Pre-alerts carry the most data of any email in the ocean import lifecycle. They typically contain: HBL number, MBL number, container number and type, seal number, vessel, voyage, ETD, ETA, shipper, consignee, notify party, commodity description, package count, weight, freight charges, and a list of attached documents. Manual processing of a pre-alert is the single highest-cost routine task in ocean import ops.

Port availability and LFD notices: container number confirmed available, terminal name, LFD date, free time end time. The output is a flag tied to the job: LFD is X days out, trucking must be arranged by Y date. An LFD notice that sits unread for 24 hours is a detention invoice waiting to happen.

Trucking coordination emails: pickup appointment date and time, chassis order confirmation, driver name and contact, container release number. These bind to the inland delivery record and close the loop on the job before POD.

Why do shared inboxes make the problem worse?

Most small freight forwarders run their email on a shared inbox: one or two addresses the whole ops team monitors. Shared inboxes have no native triage layer. When 30 emails arrive overnight, the team opening the inbox at 8am sees a wall of messages with no priority order, no job association, and no indication of which ones are time-sensitive.

LFD notices do not look different from carrier newsletters. A pre-alert that needs immediate action for a job with a tight ETA looks the same as an RFQ from a shipper that can wait two days. The ops team reads and manually prioritizes everything from scratch, every morning.

A structured ingestion layer changes the first thing the team sees. Instead of a raw inbox, they see a sorted queue: LFD notices flagged by urgency, pre-alerts matched to jobs and pre-filled for review, RFQs structured and ready to price. The reading and sorting work moves from the team to the system.

How do you manage the email backend?

The inbox is where shipment data arrives. The TMS is where it needs to live.

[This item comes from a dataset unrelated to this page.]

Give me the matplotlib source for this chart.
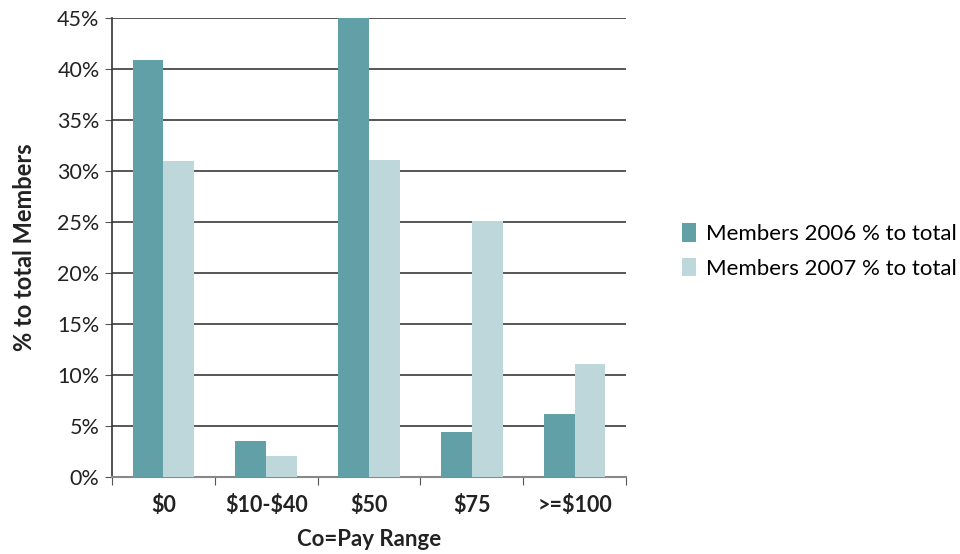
import matplotlib.pyplot as plt
import numpy as np

plt.rcParams['font.family'] = ['Lato', 'DejaVu Sans']

categories = ["\\$0", "\\$10-\\$40", "\\$50", "\\$75", ">=\\$100"]
members_2006 = [40.9, 3.5, 45.0, 4.4, 6.2]
members_2007 = [31.0, 2.1, 31.1, 25.1, 11.1]
y_ticks = [0, 5, 10, 15, 20, 25, 30, 35, 40, 45]

c2006 = "#62A0A8"
c2007 = "#BDD7DB"

fig = plt.figure(figsize=(9.6, 5.54), dpi=100)
ax = fig.add_axes([112 / 960, 1 - 477 / 554, 514 / 960, 459 / 554])

x = np.arange(len(categories))
w = 0.3
ax.bar(x - w / 2, members_2006, width=w, color=c2006, label="Members 2006 % to total", zorder=3)
ax.bar(x + w / 2, members_2007, width=w, color=c2007, label="Members 2007 % to total", zorder=3)

ax.set_xlim(-0.5, len(categories) - 0.5)
ax.set_ylim(0, 45)
ax.set_yticks(y_ticks)
ax.set_yticklabels([f"{t}%" for t in y_ticks], fontsize=15.5, color="#222222")
ax.yaxis.grid(True, color="#3a3a3a", linewidth=1.2, zorder=1)
ax.set_axisbelow(True)

ax.set_xticks(np.arange(len(categories) + 1) - 0.5, minor=False)
ax.set_xticklabels([])
ax.set_xticks(x, minor=True)
ax.set_xticklabels(categories, minor=True, fontsize=15.5, fontweight="bold", color="#222222")
ax.tick_params(axis="x", which="minor", length=0, pad=13)
ax.tick_params(axis="x", which="major", length=6, color="#555555", direction="out")
ax.tick_params(axis="y", length=5, color="#555555", direction="out", pad=4)

for s in ["top", "right"]:
    ax.spines[s].set_visible(False)
ax.spines["left"].set_color("#333333")
ax.spines["left"].set_linewidth(1.2)
ax.spines["bottom"].set_color("#888888")
ax.spines["bottom"].set_linewidth(1.5)

ax.set_xlabel("Co=Pay Range", fontsize=16, fontweight="bold", color="#222222", labelpad=9)
ax.set_ylabel("% to total Members", fontsize=17, fontweight="bold", color="#222222", labelpad=15)

fig.legend(loc="center left", bbox_to_anchor=(682 / 960, 1 - 251 / 554), frameon=False,
           borderpad=0, borderaxespad=0, fontsize=16, handlelength=0.65, handleheight=0.9,
           handletextpad=0.45, labelspacing=0.6)

fig.savefig("out.png", dpi=100)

The gap between them is where ops hours go, and closing that gap is a data pipeline problem, not a communication one.

Managing the backend means building or adopting the layer that fills that gap: classifying incoming messages by type, pulling fields on a defined schema, binding each message to the right job, queuing verified records for the team to approve. The team still approves every write. The prep work that consumes the team before the decision can happen gets automated.

At 80 jobs a month, manual email ingestion is painful. At 150 jobs a month, it becomes a ceiling. The team cannot process enough emails per day to keep all jobs moving without something slipping. Usually it is an LFD notice. A missed LFD is a detention charge that eats margin on the job.

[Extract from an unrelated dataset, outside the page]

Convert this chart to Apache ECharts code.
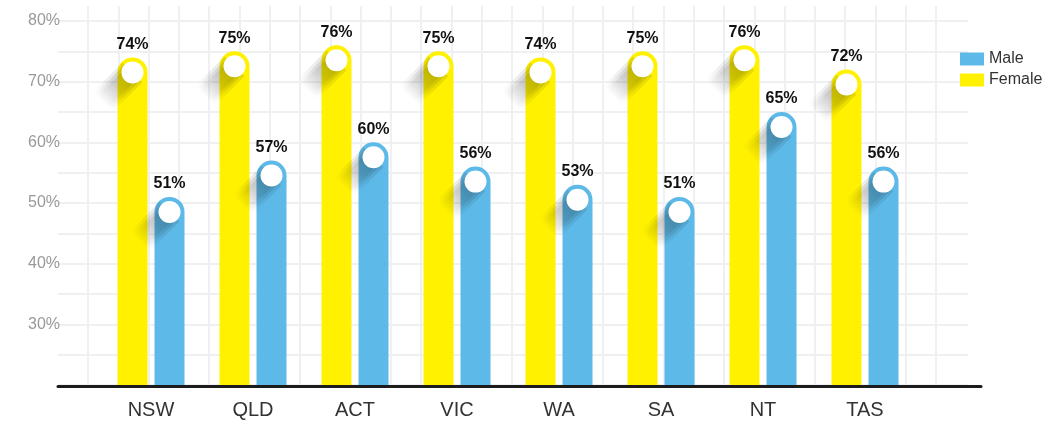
<!DOCTYPE html>
<html>
<head>
<meta charset="utf-8">
<script src="https://cdn.jsdelivr.net/npm/echarts@6/dist/echarts.min.js"></script>
<style>
  html, body { margin: 0; padding: 0; background: #fff; }
  #chart { width: 1061px; height: 421px; }
</style>
</head>
<body>
<div id="chart"></div>
<script>
// Share of people (%) by state / territory
const categories = ['NSW', 'QLD', 'ACT', 'VIC', 'WA', 'SA', 'NT', 'TAS'];
const femaleValues = [74, 75, 76, 75, 74, 75, 76, 72];
const maleValues = [51, 57, 60, 56, 53, 51, 65, 56];
const yTickLabels = [30, 40, 50, 60, 70, 80];

const YELLOW = '#FFF100';
const BLUE = '#5DB9E7';
const GRID_LINE = '#eff0f2';
const BAR_W = 30;       // bar width in px
const BAR_GAP = 7;      // space between the two bars of a state
const DOT_R = 11;       // white dot in the rounded cap
const SHADOW_LEN = 42;  // length of the long shadow cast by the dot
const Y_MIN = 20, Y_MAX = 80;

// one band of the long shadow, running down-left at 45° from the dot
function shadowBand(cx, cy, halfWidth, alpha) {
  const k = halfWidth / Math.SQRT2;
  const s = SHADOW_LEN / Math.SQRT2;
  const p1 = [cx - k, cy - k];
  const p2 = [cx + k, cy + k];
  return {
    type: 'polygon',
    shape: { points: [p1, p2, [p2[0] - s, p2[1] + s], [p1[0] - s, p1[1] + s]] },
    style: {
      fill: {
        type: 'linear', global: true,
        x: cx, y: cy, x2: cx - s, y2: cy + s,
        colorStops: [
          { offset: 0, color: 'rgba(0,0,0,' + alpha + ')' },
          { offset: 0.5, color: 'rgba(0,0,0,' + (alpha * 0.65) + ')' },
          { offset: 1, color: 'rgba(0,0,0,0)' }
        ]
      }
    }
  };
}

// Pill-shaped bar with a white dot and a soft long shadow
function barRenderer(color, side) {
  return function (params, api) {
    const cat = api.value(0);
    const val = api.value(1);
    const top = api.coord([cat, val]);
    const base = api.coord([cat, Y_MIN]);
    const r = BAR_W / 2;
    const cx = top[0] + side * (BAR_W + BAR_GAP) / 2;
    const cy = top[1] + r;
    return {
      type: 'group',
      children: [
        {
          type: 'rect',
          shape: { x: cx - r, y: top[1], width: BAR_W, height: base[1] - top[1], r: [r, r, 0, 0] },
          style: { fill: color }
        },
        shadowBand(cx, cy, DOT_R + 3, 0.1),
        shadowBand(cx, cy, DOT_R, 0.12),
        shadowBand(cx, cy, DOT_R - 3, 0.1),
        {
          type: 'circle',
          shape: { cx: cx, cy: cy, r: DOT_R },
          style: { fill: '#ffffff' }
        },
        {
          type: 'text',
          style: {
            text: val + '%', x: cx, y: top[1] - 13,
            align: 'center', verticalAlign: 'middle',
            fontSize: 16, fontWeight: 'bold', fontFamily: 'Liberation Sans',
            fill: '#111'
          }
        }
      ]
    };
  };
}

const chart = echarts.init(document.getElementById('chart'));
chart.setOption({
  animation: false,
  backgroundColor: '#ffffff',
  grid: [
    { left: 88, top: 6, width: 848, height: 379 },   // vertical background lines
    { left: 58, top: 21, width: 910, height: 364 },  // horizontal lines + y labels
    { left: 58, top: 21, width: 923, height: 365 },  // baseline
    { left: 100, top: 21, width: 816, height: 364 }  // bars
  ],
  xAxis: [
    {
      gridIndex: 0, type: 'value', min: 0, max: 28, interval: 1,
      axisLine: { show: false }, axisTick: { show: false }, axisLabel: { show: false },
      splitLine: { show: true, lineStyle: { color: GRID_LINE, width: 2 } }
    },
    { gridIndex: 1, type: 'value', min: 0, max: 1, show: false },
    {
      gridIndex: 2, type: 'value', min: 0, max: 1, z: 5,
      axisLine: { show: true, lineStyle: { color: '#1c1c1c', width: 3 } },
      axisTick: { show: false }, axisLabel: { show: false }, splitLine: { show: false }
    },
    {
      gridIndex: 3, type: 'category', data: categories,
      axisLine: { show: false }, axisTick: { show: false },
      axisLabel: { margin: 15, fontSize: 20, color: '#333', fontFamily: 'Liberation Sans' }
    }
  ],
  yAxis: [
    { gridIndex: 0, type: 'value', show: false },
    {
      gridIndex: 1, type: 'value', min: Y_MIN, max: Y_MAX, interval: 5,
      axisLine: { show: false }, axisTick: { show: false },
      axisLabel: {
        margin: -2, fontSize: 16, color: '#999', fontFamily: 'Liberation Sans',
        formatter: v => (yTickLabels.indexOf(v) >= 0 ? v + '%' : '')
      },
      splitLine: { show: true, lineStyle: { color: GRID_LINE, width: 2 } }
    },
    { gridIndex: 2, type: 'value', show: false },
    { gridIndex: 3, type: 'value', min: Y_MIN, max: Y_MAX, show: false }
  ],
  legend: {
    data: ['Male', 'Female'],
    orient: 'vertical', left: 955, top: 46,
    icon: 'rect', itemWidth: 24, itemHeight: 13, itemGap: 5,
    textStyle: { fontSize: 16, color: '#333', fontFamily: 'Liberation Sans' }
  },
  series: [
    {
      name: 'Female', type: 'custom', xAxisIndex: 3, yAxisIndex: 3,
      renderItem: barRenderer(YELLOW, -1),
      itemStyle: { color: YELLOW },
      encode: { x: 0, y: 1 },
      data: femaleValues.map((v, i) => [i, v])
    },
    {
      name: 'Male', type: 'custom', xAxisIndex: 3, yAxisIndex: 3,
      renderItem: barRenderer(BLUE, 1),
      itemStyle: { color: BLUE },
      encode: { x: 0, y: 1 },
      data: maleValues.map((v, i) => [i, v])
    }
  ]
});
</script>
</body>
</html>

Forwarders adding volume right now are not doing it by adding people to read more emails. They are building the ingestion layer that lets the team they have handle more jobs, with fewer things falling through.

For a timed breakdown of every manual step in this process, see How Much Time Are You Spending Moving Data from Emails into Your TMS?. For how TIO handles the full ingestion pipeline, see the inbox-to-TMS solution page.

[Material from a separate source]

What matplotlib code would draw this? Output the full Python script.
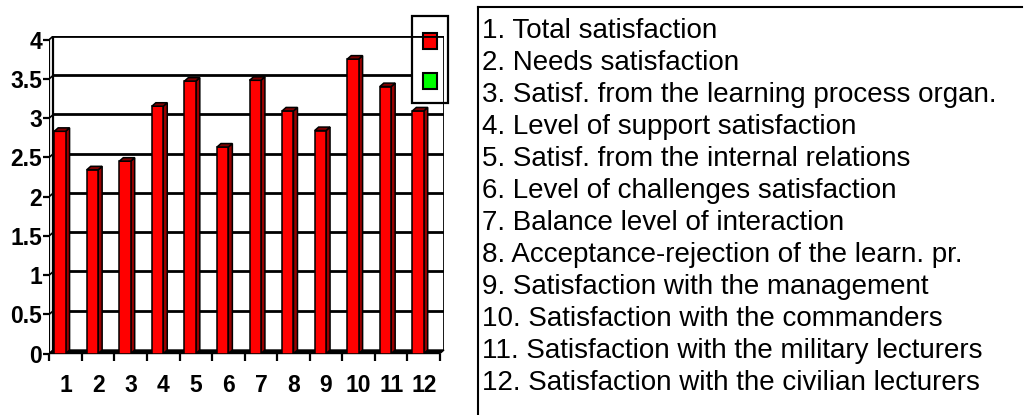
import matplotlib
matplotlib.use("Agg")
import matplotlib.pyplot as plt
from matplotlib.patches import Polygon, Rectangle
from matplotlib.lines import Line2D
import numpy as np

# ---- data ----
categories = ["1", "2", "3", "4", "5", "6", "7", "8", "9", "10", "11", "12"]
values = [2.83, 2.34, 2.45, 3.15, 3.47, 2.63, 3.48, 3.09, 2.84, 3.75, 3.40, 3.09]
y_ticks = [0, 0.5, 1, 1.5, 2, 2.5, 3, 3.5, 4]
y_tick_labels = ["0", "0.5", "1", "1.5", "2", "2.5", "3", "3.5", "4"]
descriptions = [
    "1. Total satisfaction",
    "2. Needs satisfaction",
    "3. Satisf. from the learning process organ.",
    "4. Level of support satisfaction",
    "5. Satisf. from the internal relations",
    "6. Level of challenges satisfaction",
    "7. Balance level of interaction",
    "8. Acceptance-rejection of the learn. pr.",
    "9. Satisfaction with the management",
    "10. Satisfaction with the commanders",
    "11. Satisfaction with the military lecturers",
    "12. Satisfaction with the civilian lecturers",
]

W, H = 1027, 415
fig = plt.figure(figsize=(W / 100, H / 100), dpi=100)
fig.patch.set_facecolor("white")
FONT = ["Liberation Sans", "DejaVu Sans"]

def fx(x):
    return x / W

def fy(y):
    return 1 - y / H

# axes box = front plane (left/bottom) to back wall (right/top)
ax_l, ax_r, ax_t, ax_b = 49.3, 444.0, 36.0, 353.5
ax = fig.add_axes([fx(ax_l), fy(ax_b), fx(ax_r) - fx(ax_l), fy(ax_t) - fy(ax_b)])
n = len(values)
DX = 4.0 / ((ax_r - ax_l) / (n + 0.1228))   # depth offset, x data units
DY = 3.5 / ((ax_b - ax_t) / (4 + 0.0446))   # depth offset, y data units
ax.set_xlim(-DX, n)
ax.set_ylim(-DY, 4)
for s in ax.spines.values():
    s.set_visible(False)
ax.set_facecolor("none")

LW = 2.0
# back-wall gridlines and left-wall slant segments
for g in y_ticks[1:-1]:
    ax.plot([0, n], [g, g], color="black", lw=LW, zorder=1, solid_capstyle="butt")
for g in y_ticks:
    ax.plot([-DX, 0], [g - DY, g], color="black", lw=1.2, zorder=1)
# left wall
ax.plot([-DX, -DX], [-DY, 4 - DY], color="black", lw=1.6, zorder=1)
ax.plot([0, 0], [0, 4], color="black", lw=1.6, zorder=1)
# floor
ax.add_patch(Polygon([(-DX, -DY), (n - DX, -DY), (n, 0), (0, 0)], closed=True,
                     facecolor="black", edgecolor="black", lw=1, zorder=1.5, clip_on=False))
# top and right border of back wall (drawn above legend box)
ax.plot([0, n], [4, 4], color="black", lw=LW, zorder=6, solid_capstyle="butt")
ax.plot([n, n], [0, 4], color="black", lw=LW, zorder=6, solid_capstyle="butt")

# bars (front face + side + top); back-top edge sits at the value
off, bw = 0.15, 0.35
vals = np.array(values)
x_front = np.arange(n) - DX + off
ax.bar(x_front, vals, width=bw, bottom=-DY, align="edge",
       color="#FF0000", edgecolor="black", linewidth=1.1, zorder=3)
for x0, v in zip(x_front, vals):
    x1 = x0 + bw
    ax.add_patch(Polygon([(x1, -DY), (x1 + DX, 0), (x1 + DX, v), (x1, v - DY)],
                         closed=True, facecolor="#990000", edgecolor="black", lw=1.1, zorder=2.9))
    ax.add_patch(Polygon([(x0, v - DY), (x0 + DX, v), (x1 + DX, v), (x1, v - DY)],
                         closed=True, facecolor="#800000", edgecolor="black", lw=1.1, zorder=3.1))

# ticks
ax.set_xticks(np.arange(n + 1) - DX)
ax.set_xticklabels([])
ax.set_xticks(np.arange(n) + 0.5 - DX, minor=True)
ax.set_xticklabels(categories, minor=True, fontsize=16.5, fontweight="bold", family=FONT)
ax.tick_params(axis="x", which="major", direction="out", length=5, width=1.6, color="black")
ax.tick_params(axis="x", which="minor", length=0, pad=15)
ax.set_yticks(np.array(y_ticks) - DY)
ax.set_yticklabels(y_tick_labels, fontsize=16.5, fontweight="bold", family=FONT)
ax.tick_params(axis="y", direction="out", length=4.5, width=1.6, pad=0.5)

# legend box (no labels, as in the reference)
def pxrect(x0, y0, x1, y1, **kw):
    r = Rectangle((fx(x0), fy(y1)), fx(x1) - fx(x0), fy(y0) - fy(y1),
                  transform=fig.transFigure, clip_on=False, **kw)
    ax.add_patch(r)

pxrect(412, 16, 448, 103, facecolor="white", edgecolor="black", lw=1.6, zorder=5)
pxrect(423, 33, 437, 49, facecolor="#FF0000", edgecolor="black", lw=1.5, zorder=5.5)
pxrect(423, 73, 437, 89, facecolor="#00FF00", edgecolor="black", lw=1.5, zorder=5.5)

# description panel
fig.add_artist(Line2D([fx(478), fx(1022)], [fy(7), fy(7)], color="black", lw=1.5))
fig.add_artist(Line2D([fx(478), fx(478)], [fy(7), fy(415)], color="black", lw=1.5))
for k, txt in enumerate(descriptions):
    fig.text(fx(482), fy(38 + 32.0 * k), txt, fontsize=20, family=FONT,
             va="baseline", ha="left", color="black")

fig.savefig("out.png", dpi=100, facecolor="white")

Frequently asked questions

How many emails does a single freight forwarding job generate?

A typical ocean import job generates 30 to 60 emails across its lifecycle. Each milestone (rate request, booking, pre-alert, arrival notice, LFD, trucking, delivery) produces multiple back-and-forth messages: agent replies, document revisions, carrier amendments, customer updates, and broker coordination. Each email contains structured data that needs to enter the TMS. When processed manually, each touchpoint costs 5 to 12 minutes of ops time.

What is email ingestion in freight forwarding?

Email ingestion is the process of reading an inbound email, extracting the relevant shipment fields (MBL, HBL, container number, vessel, ETD, ETA, commodity, incoterms, cargo ready date), matching the message to the correct open job, and entering the data into the TMS. Most freight forwarders do this manually for every email. Structured email ingestion replaces that manual step with a defined process or an automated layer.

Why do freight forwarders lose time to email more than to any other task?

Each job email is unstructured: a different format from every overseas agent, carrier, and port authority. There is no standard template. The ops team reads each one, extracts the relevant fields by eye, switches to the TMS, finds the correct lot, and types in the data. At 80 to 200 jobs per month, the extraction and re-keying cost compounds fast. It is not that any single email is hard. It is that every email requires the same manual steps, and there are hundreds of them.

What does a structured email-to-TMS workflow look like for ocean import?

A structured ocean import email workflow has five stages: (1) triage inbound emails by job type and urgency, (2) classify each email (pre-alert, arrival notice, LFD, trucking, etc.), (3) extract the relevant fields for each class, (4) bind the extracted data to the correct open lot in the TMS, (5) queue the record for ops team review and approval before it is written. The team handles the approval step. The classification, extraction, and binding steps are repeatable and rule-consistent enough to systematize.

What is the Last Free Day problem in freight forwarding email management?

Port terminals and carriers send Last Free Day (LFD) notices by email. If that email sits unread in a shared inbox for 12 to 24 hours, the window to arrange trucking without detention charges shrinks or closes. At high container volumes, one missed LFD email directly produces a surprise detention invoice. Organized email ingestion flags LFD notices on arrival and binds them to the correct job immediately, before the window closes.